One way to offset that predicted revenue loss would be to hike the federal gas tax, but the administration and many in Congress have opposed such an increase. The gas tax has stood at 18.4¢ per gallon since 1993.
The new final rule, which LaHood and Environmental Protection Agency Administrator Lisa Jackson signed on Aug. 28, calls for a significant boost in the fuel-economy level. It would raise the combined standard for autos and light trucks to as much as 49.7 miles per gallon in the 2025 model year, from the 2012 level of 29.7 mpg.
The increase would occur in two phases. The first stage covers the five model years from 2017 to 2021 and is mandatory under the rule. It would raise the combined car-truck standard to a range of 40.3 to 41.0 mpg in 2021. (An earlier Obama administration rule set the mpg levels through 2016.)
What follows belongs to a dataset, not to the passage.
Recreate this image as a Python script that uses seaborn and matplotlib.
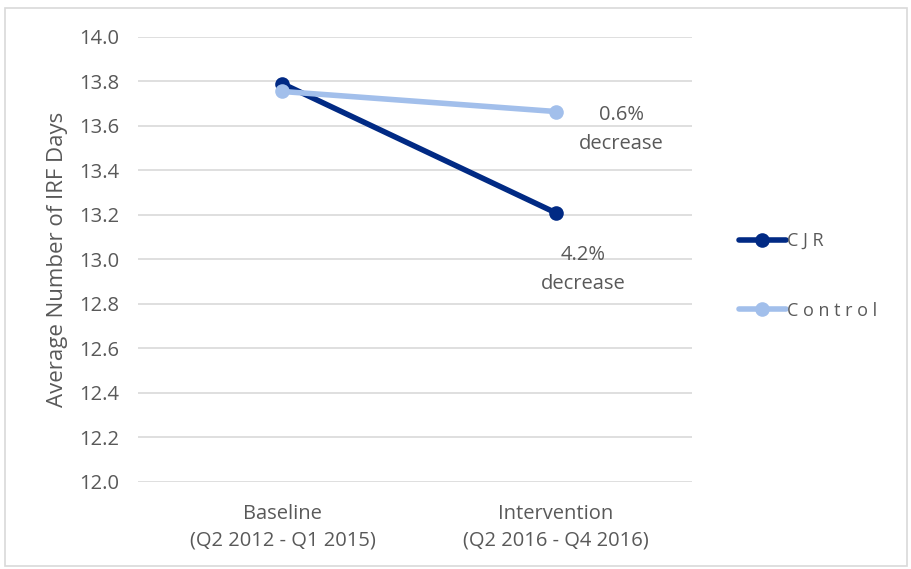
import matplotlib
matplotlib.use("Agg")
import matplotlib.pyplot as plt
import seaborn as sns
import pandas as pd
from matplotlib.patches import Rectangle

periods = ["Baseline\n(Q2 2012 - Q1 2015)", "Intervention\n(Q2 2016 - Q4 2016)"]
cjr_days = [13.79, 13.21]
control_days = [13.755, 13.665]
notes = ["4.2%\ndecrease", "0.6%\ndecrease"]

df = pd.DataFrame({
    "period": [0, 1, 0, 1],
    "days": cjr_days + control_days,
    "group": ["CJR", "CJR", "Control", "Control"],
})

sns.set_style("white")
plt.rcParams["font.family"] = ["Open Sans", "DejaVu Sans"]
text_col = "#595959"

fig = plt.figure(figsize=(9.12, 5.69), dpi=100)
ax = fig.add_axes([0.151, 0.153, 0.608, 0.782])

palette = {"CJR": "#012A84", "Control": "#A2BFEB"}
sns.lineplot(data=df, x="period", y="days", hue="group", palette=palette,
             marker="o", markersize=10.5, markeredgewidth=0, linewidth=4,
             ax=ax, legend=False, zorder=3)

ax.set_ylim(12.0, 14.0)
ax.set_xlim(-0.53, 1.5)
ax.set_yticks([12.0 + 0.2 * i for i in range(11)])
ax.set_yticklabels([f"{12.0 + 0.2 * i:.1f}" for i in range(11)])
ax.set_xticks([0, 1])
ax.set_xticklabels(periods, linespacing=1.45)
ax.tick_params(axis="both", length=0, labelsize=14.5, colors=text_col)
ax.tick_params(axis="x", pad=16)
ax.tick_params(axis="y", pad=13)
ax.grid(axis="y", color="#D9D9D9", linewidth=1.2)
ax.set_axisbelow(True)
for s in ax.spines.values():
    s.set_visible(False)
ax.set_xlabel("")
ax.set_ylabel("Average Number of IRF Days", fontsize=16, color=text_col, labelpad=8)

# annotations
ax.text(1.1, 12.955, notes[0], ha="center", va="center", fontsize=14.5,
        color=text_col, linespacing=1.6)
ax.text(1.24, 13.585, notes[1], ha="center", va="center", fontsize=14.5,
        color=text_col, linespacing=1.6)

# legend
handles = [plt.Line2D([], [], color=palette[g], marker="o", markersize=10.5,
                      linewidth=4, markeredgewidth=0) for g in ["CJR", "Control"]]
leg = fig.legend(handles, ["C J R", "C o n t r o l"], loc="center left",
                 bbox_to_anchor=(0.793, 0.515), frameon=False, fontsize=13,
                 labelspacing=2.85, handlelength=2.55, handletextpad=0.1)
for t in leg.get_texts():
    t.set_color(text_col)

fig.patches.append(Rectangle((0.006, 0.006), 0.988, 0.98, transform=fig.transFigure,
                             fill=False, edgecolor="#D9D9D9", linewidth=1.2))

fig.savefig("out.png", dpi=100)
By statute, the Dept. of Transportation can only set CAFE standards for a maximum of five model years. So the CAFE levels for the 2022-2025 period are not set in stone by the regulation.
But an EPA official said in a background briefing for reporters that the numbers for those later years represent “a final decision,” in the administration’s view. They would result in a combined standard of 48.7 to 49.7 mpg in 2025.
Those increases will cut motor fuel use, DOT and EPA say, but construction industry officials say they will harm the Highway Trust Fund.
A July 2011 American Road & Transportation Builders Association study estimated that a 5% annual increase in the CAFE standard would cost the trust fund a total of $65.9 billion over the 2017-2025 period.